start RECORDED INFORMATION
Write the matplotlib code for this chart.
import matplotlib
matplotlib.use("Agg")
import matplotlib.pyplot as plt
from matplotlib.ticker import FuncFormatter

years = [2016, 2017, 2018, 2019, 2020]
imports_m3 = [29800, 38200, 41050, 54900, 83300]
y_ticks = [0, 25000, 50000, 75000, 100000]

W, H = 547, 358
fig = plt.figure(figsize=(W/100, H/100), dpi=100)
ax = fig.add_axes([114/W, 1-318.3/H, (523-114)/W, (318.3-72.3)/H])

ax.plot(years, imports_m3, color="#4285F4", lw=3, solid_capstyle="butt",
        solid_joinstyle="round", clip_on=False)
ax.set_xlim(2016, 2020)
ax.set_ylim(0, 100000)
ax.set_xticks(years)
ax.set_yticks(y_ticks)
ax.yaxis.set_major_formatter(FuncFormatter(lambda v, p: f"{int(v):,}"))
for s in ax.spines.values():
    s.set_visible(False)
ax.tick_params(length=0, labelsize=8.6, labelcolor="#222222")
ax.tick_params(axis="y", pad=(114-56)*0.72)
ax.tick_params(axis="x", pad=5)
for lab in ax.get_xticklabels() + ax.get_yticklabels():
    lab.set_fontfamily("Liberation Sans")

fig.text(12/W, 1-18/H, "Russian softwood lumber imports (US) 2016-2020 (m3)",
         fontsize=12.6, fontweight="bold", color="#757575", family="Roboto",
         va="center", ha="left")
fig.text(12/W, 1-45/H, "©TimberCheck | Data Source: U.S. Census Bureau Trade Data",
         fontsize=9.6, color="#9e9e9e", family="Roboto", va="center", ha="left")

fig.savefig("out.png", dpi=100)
end RECORDED INFORMATION
● AIM OF THE EXERCISE: Go over the data above and copy every line that has the word "matplotlib" in it.

● RESULT OF THIS TASK:
Write the matplotlib code for this chart.
import matplotlib
matplotlib.use("Agg")
import matplotlib.pyplot as plt
from matplotlib.ticker import FuncFormatter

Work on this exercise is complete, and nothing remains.